Dr. Hall has a deep appreciation for the written language, but as a linguistics scholar who studies the spoken word, she also recognizes the value of effective visual and verbal communication. “If writing was the only way that I assessed my students’ understanding of the course material, then I would miss out on a whole world of student competence and creativity,” she explains. “My experiences with my daughter have helped me see this. In all truth, she's made me a better teacher.”

When students in Dr. Hall’s Language and Gender course were given the option to write a 5-6 page essay or to create a 5-6 minute video essay, over 35% of the students chose to make a video, often with great success. These videos, often shot in the student’s dorm room, are earnest and well-researched. The students also look like they’re having fun. One student analyzes the word ‘dude’ as a discourse marker. Another, the word ‘yo’. From across his kitchen table, the student explains that ‘yo’ is popular “because of its linguistic simplicity and flexibility.” The camera then pans to a scene of two college students engaged in a lively Xbox game, a dialog interspersed with liberal exclamations of ‘yo!’ Each of these exclamations are then isolated and analyzed.

As a testament to Dr. Hall’s innovative teaching strategies, Hall was recently awarded an ASSETT Outstanding Teaching with Technology Award, receiving several nominations directly from her students. “I learned a lot by making a video essay and would love to make more in the future,” wrote one student nominee. “Throughout the semester, Kira constantly used videos during lecture.  This helped me to understand confusing concepts,” said another. “As a freshmen, she was my favorite professor and definitely made an impact on me during my first semester of college.”
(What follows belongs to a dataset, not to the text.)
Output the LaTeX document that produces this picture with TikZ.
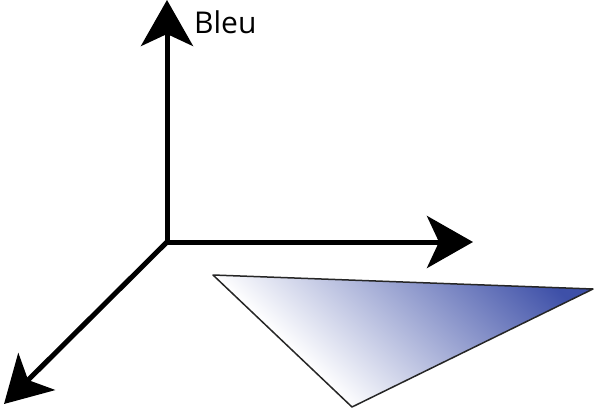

Dr. Hall's enthusiasm for teaching is genuine. “I try to teach through aural and visual modalities, not just textual ones,” she explains.  “I demonstrate points in my lectures with multiple examples of language data from television, film, and everyday conversation.” Dr. Hall glances around her room, looking at the computer screen playing a student-created video and the towering shelves of books that crowd her office. “I have found that it helps this new generation of students connect to the course material. Plus it makes it fun...and shouldn't learning be fun?”